- **Exercise**
Reproduce the listing below exactly, minus its pictures.

- **Given data**
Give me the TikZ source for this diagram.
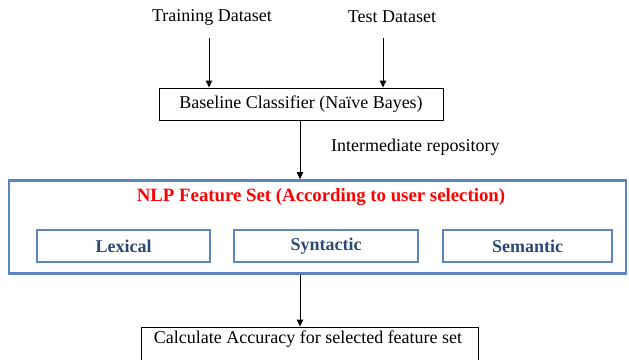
\documentclass[tikz,border=0pt]{standalone}
\usepackage{fontspec}
\setmainfont{Liberation Serif}
\usetikzlibrary{arrows.meta}
\definecolor{boxblue}{HTML}{5B86BF}
\definecolor{labblue}{HTML}{2B4A73}
\definecolor{titlered}{HTML}{FF0000}
\tikzset{
  txt/.style={font=\fontsize{18}{21}\selectfont, inner sep=0pt},
  plainbox/.style={draw=black, line width=0.9pt, fill=white, inner sep=0pt},
  bluebox/.style={draw=boxblue, line width=2.8pt, inner sep=0pt},
  featbox/.style={draw=boxblue, line width=2.6pt, inner sep=0pt, minimum height=32pt,
    font=\bfseries\fontsize{18}{21}\selectfont, text=labblue},
  arr/.style={draw=black, line width=1pt, -{Triangle[length=7pt,width=6.5pt]}}
}
\begin{document}
\begin{tikzpicture}[x=1pt,y=-1pt]
\useasboundingbox (0,0) rectangle (629,359);
\node[txt] (train) at (212,17) {Training Dataset};
\node[txt] (test) at (392,17) {Test Dataset};
\node[plainbox, minimum width=284pt, minimum height=32pt] (base) at (301,104) {};
\node[txt] (basetxt) at (base.center) {Baseline Classifier (Naïve Bayes)};
\coordinate (t1) at (209,38);
\coordinate (t2) at (383,38);
\draw[arr] (t1) -- (t1 |- base.north);
\draw[arr] (t2) -- (t2 |- base.north);
\node[txt, anchor=west] (inter) at (331,147) {Intermediate repository};
\node[bluebox, minimum width=617pt, minimum height=93pt] (nlp) at (317.5,227) {};
\node[txt, font=\bfseries\fontsize{18.8}{22}\selectfont, text=titlered] (nlptitle) at (321,197) {NLP Feature Set (According to user selection)};
\node[featbox, minimum width=173pt] (lex) at (123.5,246) {Lexical};
\node[featbox, minimum width=184pt] (syn) at (326,246) {Syntactic};
\node[featbox, minimum width=169pt] (sem) at (527.5,246) {Semantic};
\coordinate (b1) at (base.south -| 300,0);
\draw[arr] (b1) -- (b1 |- nlp.north);
\node[plainbox, minimum width=337pt, minimum height=40pt] (calc) at (309.5,347) {};
\node[txt] (calctxt) at (308,339) {Calculate Accuracy for selected feature set};
\coordinate (b2) at (nlp.south -| 300,0);
\draw[arr] (b2) -- (b2 |- calc.north);
\end{tikzpicture}
\end{document}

- **Answer to the exercise**
Give me the TikZ source for this diagram.
\documentclass[tikz,border=0pt]{standalone}
\usepackage{fontspec}
\setmainfont{Liberation Serif}
\usetikzlibrary{arrows.meta}
\definecolor{boxblue}{HTML}{5B86BF}
\definecolor{labblue}{HTML}{2B4A73}
\definecolor{titlered}{HTML}{FF0000}
\tikzset{
  txt/.style={font=\fontsize{18}{21}\selectfont, inner sep=0pt},
  plainbox/.style={draw=black, line width=0.9pt, fill=white, inner sep=0pt},
  bluebox/.style={draw=boxblue, line width=2.8pt, inner sep=0pt},
  featbox/.style={draw=boxblue, line width=2.6pt, inner sep=0pt, minimum height=32pt,
    font=\bfseries\fontsize{18}{21}\selectfont, text=labblue},
  arr/.style={draw=black, line width=1pt, -{Triangle[length=7pt,width=6.5pt]}}
}
\begin{document}
\begin{tikzpicture}[x=1pt,y=-1pt]
\useasboundingbox (0,0) rectangle (629,359);
\node[txt] (train) at (212,17) {Training Dataset};
\node[txt] (test) at (392,17) {Test Dataset};
\node[plainbox, minimum width=284pt, minimum height=32pt] (base) at (301,104) {};
\node[txt] (basetxt) at (base.center) {Baseline Classifier (Naïve Bayes)};
\coordinate (t1) at (209,38);
\coordinate (t2) at (383,38);
\draw[arr] (t1) -- (t1 |- base.north);
\draw[arr] (t2) -- (t2 |- base.north);
\node[txt, anchor=west] (inter) at (331,147) {Intermediate repository};
\node[bluebox, minimum width=617pt, minimum height=93pt] (nlp) at (317.5,227) {};
\node[txt, font=\bfseries\fontsize{18.8}{22}\selectfont, text=titlered] (nlptitle) at (321,197) {NLP Feature Set (According to user selection)};
\node[featbox, minimum width=173pt] (lex) at (123.5,246) {Lexical};
\node[featbox, minimum width=184pt] (syn) at (326,246) {Syntactic};
\node[featbox, minimum width=169pt] (sem) at (527.5,246) {Semantic};
\coordinate (b1) at (base.south -| 300,0);
\draw[arr] (b1) -- (b1 |- nlp.north);
\node[plainbox, minimum width=337pt, minimum height=40pt] (calc) at (309.5,347) {};
\node[txt] (calctxt) at (308,339) {Calculate Accuracy for selected feature set};
\coordinate (b2) at (nlp.south -| 300,0);
\draw[arr] (b2) -- (b2 |- calc.north);
\end{tikzpicture}
\end{document}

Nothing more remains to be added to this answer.